DR depends on having a second set of resources – equipment, data, people – ready to take over operations when your first location experiences a disaster. You maintain those systems miles away, to avoid a natural disaster from taking out both locations. You practice the transition of operations at least once a year, and you document every step needed to succeed in the transition. This mode is called active/passive or active/idle.
The problem with DR is that it has “disaster” as its foundation, from which you “recover” to a second alternative site. The idea of your business withstanding downtime – even short-lived downtime – doesn’t fly in today’s digital world.
So what will we do instead of DR? Continuous availability.
Designing for continuous availability means you’re running operations in multiple locations all in active mode.

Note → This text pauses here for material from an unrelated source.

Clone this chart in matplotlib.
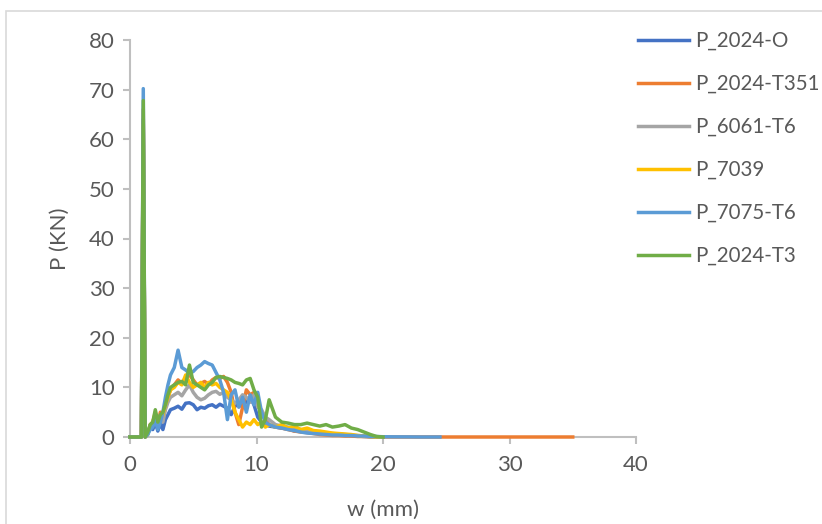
import numpy as np
import matplotlib.pyplot as plt
from matplotlib.patches import Rectangle

# displacement grid shared by most series (mm)
w_base = [0, 0.9, 1.05, 1.2, 1.4, 1.6, 1.8, 2.0, 2.2, 2.4, 2.6, 2.8, 3.0, 3.2, 3.5, 3.8,
          4.1, 4.4, 4.7, 5.0, 5.3, 5.6, 5.9, 6.2, 6.5, 6.8, 7.1, 7.4, 7.7, 8.0, 8.3, 8.6,
          8.9, 9.2, 9.5, 9.8, 10.1, 10.4, 10.7, 11.0, 11.5, 12.0, 12.5, 13.0, 13.5, 14.0,
          14.5, 15.0, 15.5, 16.0, 16.5, 17.0, 17.5, 18.0, 18.5, 19.0, 19.5, 20.0]
w_t351 = w_base + [25.0, 35.0]
w_7075 = w_base + [21.0, 22.0, 23.0, 24.5]

# loads (kN)
p_2024_o = [0, 0, 64, 0, 0.5, 2.5, 1.5, 3.0, 1.2, 2.8, 1.5, 3.5, 4.5, 5.5, 5.8, 6.2,
            5.6, 6.8, 6.9, 6.5, 5.5, 6.0, 5.8, 6.3, 6.5, 6.0, 6.6, 6.2, 5.8, 4.5, 6.2, 6.8,
            6.0, 7.2, 8.0, 6.5, 4.0, 3.0, 2.6, 2.2, 2.0, 1.8, 1.6, 1.2, 1.4, 1.0,
            0.8, 0.9, 0.6, 0.5, 0.6, 0.4, 0.3, 0.2, 0.1, 0.05, 0, 0]
p_2024_t351 = [0, 0, 66, 0, 1.0, 2.0, 3.0, 4.5, 2.5, 5.0, 3.5, 6.0, 8.0, 9.5, 10.5, 11.5,
               10.8, 12.0, 12.5, 11.5, 10.5, 10.8, 11.2, 10.6, 11.5, 12.0, 11.8, 12.2, 11.0, 9.0, 5.0, 2.5,
               6.0, 9.5, 8.5, 9.0, 6.5, 5.0, 3.5, 2.5, 2.0, 1.8, 1.5, 1.2, 1.0, 0.9,
               0.7, 0.5, 0.4, 0.3, 0.3, 0.2, 0.2, 0.1, 0.1, 0.05, 0, 0, 0, 0]
p_6061_t6 = [0, 0, 62, 0, 0.8, 2.0, 2.5, 4.0, 2.0, 4.5, 3.0, 5.5, 7.0, 8.0, 8.5, 9.0,
             8.3, 9.5, 10.5, 9.0, 8.0, 7.5, 7.8, 8.5, 9.0, 9.2, 8.6, 9.0, 8.0, 7.5, 6.8, 7.5,
             8.5, 8.0, 7.0, 8.5, 6.0, 5.5, 4.0, 3.5, 2.5, 2.2, 2.0, 1.8, 1.5, 1.4,
             1.2, 1.0, 0.8, 0.7, 0.6, 0.5, 0.4, 0.3, 0.2, 0.1, 0, 0]
p_7039 = [0, 0, 63, 0, 0.5, 2.5, 3.0, 5.0, 2.0, 4.0, 4.5, 6.5, 8.0, 9.5, 10.0, 11.0,
          10.5, 12.5, 11.0, 10.0, 10.5, 11.0, 10.0, 11.0, 10.5, 10.8, 10.0, 9.5, 9.0, 7.5, 5.0, 3.5,
          2.0, 3.0, 2.5, 3.5, 2.5, 3.0, 2.0, 2.5, 2.0, 2.5, 1.8, 2.2, 1.5, 1.8,
          1.3, 1.2, 1.0, 0.8, 0.7, 0.6, 0.5, 0.3, 0.2, 0.1, 0, 0]
p_7075_t6 = [0, 0, 70.2, 0, 0.5, 1.5, 2.0, 3.5, 1.5, 3.0, 5.0, 8.0, 10.5, 12.5, 14.0, 17.5,
             14.0, 13.5, 12.8, 13.2, 14.0, 14.5, 15.2, 14.8, 14.5, 13.0, 11.5, 9.0, 3.5, 8.5, 9.5, 6.0,
             8.0, 5.0, 8.5, 6.5, 9.0, 5.0, 3.0, 2.5, 2.0, 1.8, 1.5, 1.3, 1.0, 0.8,
             0.7, 0.6, 0.5, 0.4, 0.4, 0.3, 0.3, 0.2, 0.2, 0.1, 0.1, 0.05, 0.03, 0.02, 0, 0]
p_2024_t3 = [0, 0, 67.8, 0, 1.0, 2.5, 3.0, 5.5, 3.0, 4.5, 5.0, 6.5, 8.5, 10.0, 10.5, 11.0,
             11.2, 10.5, 14.5, 11.0, 10.5, 10.0, 9.5, 10.5, 11.0, 12.0, 12.2, 12.0, 11.8, 11.5, 11.0, 10.8,
             10.5, 11.5, 11.8, 9.5, 8.0, 2.0, 3.5, 7.5, 4.0, 3.0, 2.8, 2.5, 2.5, 2.8,
             2.5, 2.2, 2.5, 2.0, 2.2, 2.5, 1.8, 1.5, 1.0, 0.5, 0.1, 0]

labels = ["P_2024-O", "P_2024-T351", "P_6061-T6", "P_7039", "P_7075-T6", "P_2024-T3"]
colors = ["#4472C4", "#ED7D31", "#A5A5A5", "#FFC000", "#5B9BD5", "#70AD47"]
series = [(w_base, p_2024_o), (w_t351, p_2024_t351), (w_base, p_6061_t6),
          (w_base, p_7039), (w_7075, p_7075_t6), (w_base, p_2024_t3)]

plt.rcParams['font.family'] = ['Lato', 'DejaVu Sans']
txt = "#595959"
fs = 16

fig = plt.figure(figsize=(8.22, 5.24), dpi=100)
ax = fig.add_axes([130/822, 1 - 437/524, 506/822, 397/524])

for (w, p), lab, c in zip(series, labels, colors):
    ax.plot(w, p, color=c, lw=2.5, label=lab, solid_joinstyle='round', clip_on=False)

ax.set_xlim(0, 40)
ax.set_ylim(0, 80)
ax.set_xticks(np.arange(0, 41, 10))
ax.set_yticks(np.arange(0, 81, 10))
for s in ["top", "right"]:
    ax.spines[s].set_visible(False)
for s in ["left", "bottom"]:
    ax.spines[s].set_color("#BFBFBF")
    ax.spines[s].set_linewidth(1.5)
    ax.spines[s].set_zorder(1)
ax.tick_params(colors="#BFBFBF", labelcolor=txt, labelsize=fs, length=5, width=1.5)
ax.tick_params(axis='x', pad=8)
ax.tick_params(axis='y', pad=6)
ax.set_xlabel("w (mm)", fontsize=fs, color=txt, labelpad=18)
ax.set_ylabel("P (KN)", fontsize=fs, color=txt, labelpad=14)

lfs = 14.8
fig.legend(loc="upper left", bbox_to_anchor=(638/822, 1 - 31/524), frameon=False,
           fontsize=lfs, labelcolor=txt, handlelength=2.5, handletextpad=0.3,
           labelspacing=1.12, borderaxespad=0, borderpad=0)

# chart area frame
fig.patches.append(Rectangle((6/822, -0.05), 1.1, 1 - 11/524 + 0.05, transform=fig.transFigure,
                             fill=False, edgecolor="#D9D9D9", lw=1.2))

fig.savefig("out.png", dpi=100)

This mode is called active/active.
Continuous availability offers a broad set of advantages. The first is obvious – you’re continually operating rather than failing and then recovering. So your customers never see a loss of service.

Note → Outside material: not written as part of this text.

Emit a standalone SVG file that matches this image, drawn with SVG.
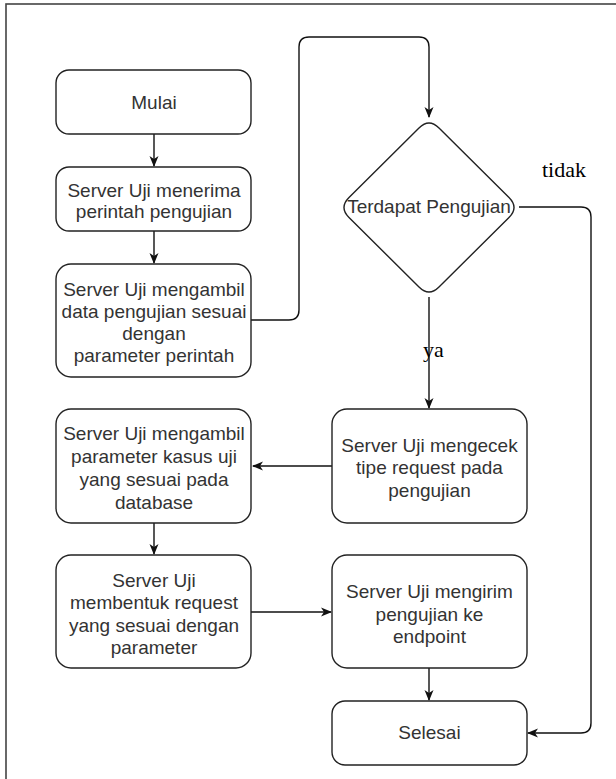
<svg xmlns="http://www.w3.org/2000/svg" width="616" height="779" viewBox="0 0 616 779">
<style>
.box{fill:#ffffff;stroke:#222222;stroke-width:1.4}
.lbl{font-family:"Liberation Sans",Arial,sans-serif;font-size:19px;fill:#333333;text-anchor:middle}
.edge{fill:none;stroke:#111111;stroke-width:1.4}
.cond{font-family:"Liberation Serif","Times New Roman",serif;font-size:22px;fill:#000000}
</style>
<defs>
<marker id="arr" markerWidth="12" markerHeight="10" refX="10" refY="5" orient="auto" markerUnits="userSpaceOnUse">
<path d="M0,0.5 L11,5 L0,9.5 L3,5 Z" fill="#111111"/>
</marker>
</defs>
<rect x="6" y="4" width="700" height="900" fill="#ffffff" stroke="#444444" stroke-width="1.6"/>
<g id="connectors">
<path class="edge" d="M154,134 V166" marker-end="url(#arr)"/>
<path class="edge" d="M154,231 V263" marker-end="url(#arr)"/>
<path class="edge" d="M251,320 H289 Q299,320 299,310 V47 Q299,37 309,37 H419 Q429,37 429,47 V117" marker-end="url(#arr)"/>
<path class="edge" d="M519,207 H581 Q591,207 591,217 V723 Q591,733 581,733 H528" marker-end="url(#arr)"/>
<path class="edge" d="M429,297 V408" marker-end="url(#arr)"/>
<path class="edge" d="M332,466 H253" marker-end="url(#arr)"/>
<path class="edge" d="M154,523 V554" marker-end="url(#arr)"/>
<path class="edge" d="M251,612 H331" marker-end="url(#arr)"/>
<path class="edge" d="M429,668 V700" marker-end="url(#arr)"/>
</g>
<g id="mulai">
<rect class="box" x="56" y="70" width="195" height="64" rx="13"/>
<text class="lbl" x="154" y="109">Mulai</text>
</g>
<g id="terima">
<rect class="box" x="56" y="167" width="195" height="64" rx="13"/>
<text class="lbl" x="154" y="197">Server Uji menerima</text>
<text class="lbl" x="154" y="218">perintah pengujian</text>
</g>
<g id="ambil-data">
<rect class="box" x="56" y="264" width="195" height="113" rx="15"/>
<text class="lbl" x="154" y="296">Server Uji mengambil</text>
<text class="lbl" x="154" y="318">data pengujian sesuai</text>
<text class="lbl" x="154" y="340">dengan</text>
<text class="lbl" x="154" y="362">parameter perintah</text>
</g>
<g id="decision">
<path class="box" d="M419,128 Q429,118 439,128 L509,197.5 Q519,207.5 509,217.5 L439,287 Q429,297 419,287 L349,217.5 Q339,207.5 349,197.5 Z"/>
<text class="lbl" x="429" y="213">Terdapat Pengujian</text>
</g>
<g id="cek-tipe">
<rect class="box" x="332" y="409" width="195" height="114" rx="15"/>
<text class="lbl" x="429.5" y="452">Server Uji mengecek</text>
<text class="lbl" x="429.5" y="474">tipe request pada</text>
<text class="lbl" x="429.5" y="497">pengujian</text>
</g>
<g id="ambil-param">
<rect class="box" x="56" y="409" width="195" height="114" rx="15"/>
<text class="lbl" x="154" y="440">Server Uji mengambil</text>
<text class="lbl" x="154" y="463">parameter kasus uji</text>
<text class="lbl" x="154" y="486">yang sesuai pada</text>
<text class="lbl" x="154" y="509">database</text>
</g>
<g id="bentuk">
<rect class="box" x="56" y="555" width="195" height="113" rx="15"/>
<text class="lbl" x="154" y="587">Server Uji</text>
<text class="lbl" x="154" y="609">membentuk request</text>
<text class="lbl" x="154" y="632">yang sesuai dengan</text>
<text class="lbl" x="154" y="654">parameter</text>
</g>
<g id="kirim">
<rect class="box" x="332" y="555" width="195" height="113" rx="15"/>
<text class="lbl" x="429.5" y="598">Server Uji mengirim</text>
<text class="lbl" x="429.5" y="621">pengujian ke</text>
<text class="lbl" x="429.5" y="643">endpoint</text>
</g>
<g id="selesai">
<rect class="box" x="332" y="701" width="195" height="64" rx="13"/>
<text class="lbl" x="429.5" y="739">Selesai</text>
</g>
<text class="cond" x="542" y="177">tidak</text>
<text class="cond" x="423" y="357">ya</text>
</svg>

Continuous availability also offers other advantages, too.
First, it’s more economical. Let’s take the simple case of two data centers. With DR, you build 100% of your capacity in your second data center. You need to, in case it ever has to take over – it has to offer the same horsepower as your primary site. But all that equipment, WAN connectivity, personnel at the ready – and you never use it! It sits idle, depreciating, and not servicing any of your customer needs.
With continuous availability, you design for a lower capacity – perhaps 70% in both location – but you’re running live operations in both locations simultaneously. You can do that because you never run your primary site at full load – if you hit 50% utilization, you increase capacity.
So at 70% in both, you’ve got 140% of capacity, and even if just one site has to handle all operations, it’s got the capacity to do so. So now you’ve spent 140% instead of 200%, so you’re ahead on equipment costs. You’re getting full utilization out of the equipment instead of having it sit dark.
Second, active/active operations increase performance. With services running in multiple locations, your customers will see a faster response time to their requests. Many organizations choose to run active/active operations quite far apart, so users on each side of the country can be serviced by a data center much closer to them. Avoiding the delays of traversing a long WAN link will boost throughput.
But the active/active operations needed to deliver continuous availability also brings its challenges. Building another set of servers, networks, and WAN links is fairly simple – having data straddling two locations is where things get sticky. You’ve got to invest in modern databases that support scale out and can have servers in multiple locations with replicated data. Then you’ve got to ensure your applications know how to talk to those databases. One trick is to leverage software like ScaleArc’s database load balancing software to enable your apps to read from multiple database servers as if they were one large single server.
Continuous availability, leveraging active/active operations, is essential to meeting today’s digital business demands. Your team will have new tricks to learn, but you’ll deliver the service level, strong economics, and high performance that define success in 2017.